An University of Oxford study has revealed something gamers have long known, that there is an absence of evidence to connect use of violent games and violent behaviour in real life. The witchhunt that has long existed against gaming in an attempt to demonise the makers and user of video games has never been supported by empirical evidence, and now the opposite has been proven by one of the world’s oldest and most respected educational institutions.
Rather than the self-reporting so many of these experiments have relied upon, this study used nationally representative data from British teens and their parents alongside official EU and US ratings of game violence. The findings were published in Royal Society Open Science, and pretty definitive in their conclusions. Professor Andrew Przybylski, Director of Research at the Oxford Internet Institute, commented on the findings, and the possible reasons this dead horse has been flogged for so very long.
“The idea that violent video games drive real-world aggression is a popular one, but it hasn’t tested very well over time. Despite interest in the topic by parents and policy-makers, the research has not demonstrated that there is cause for concern,” Przybylski was quoted as saying on the research. “Part of the problem in technology research is that there are many ways to analyse the same data, which will produce different results. A cherry-picked result can add undue weight to the moral panic surrounding video games. The registered study approach is a safe-guard against this.”
Bias in previous studies
His co-author, Dr Netta Weinstein of Cardiff University, echoes the sentiment that gamers have long held, confirming that bias and prejudice is the main, if not only way you could hold the view games and real world violence were connected. “Our findings suggest that researcher biases might have influenced previous studies on this topic, and have distorted our understanding of the effects of video games,” she said on the study.

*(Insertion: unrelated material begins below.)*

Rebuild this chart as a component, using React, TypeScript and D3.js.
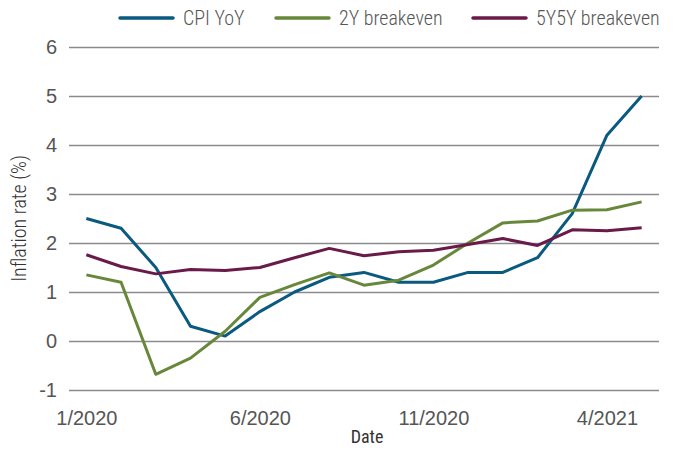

The study used a combination of subjective and objective data to measure teen aggression and violence in games, putting it way ahead of other such ‘scientific’ studies on the topic. Unlike previous research on the topic, which relied heavily on self-reported data from teenagers, the study used information from parents and carers to judge the level of aggressive behaviour in their children, rather than simply asking teenage boys and girls how angry they were.
Whether this has a real effect remains to be seen, but one thing we can be sure of is the fact that there is no scientific link between the two phenomena, and anyone suggesting such is guilty of prejudice. What drives that hatred of gamers is another topic entirely, and maybe a good subject for Oxford’s next work, but for now we’ll have to make do with empirical proof that games are not making kids angry, causing violent crime, and so on, which we all already knew, but it’s nice to be able to prove.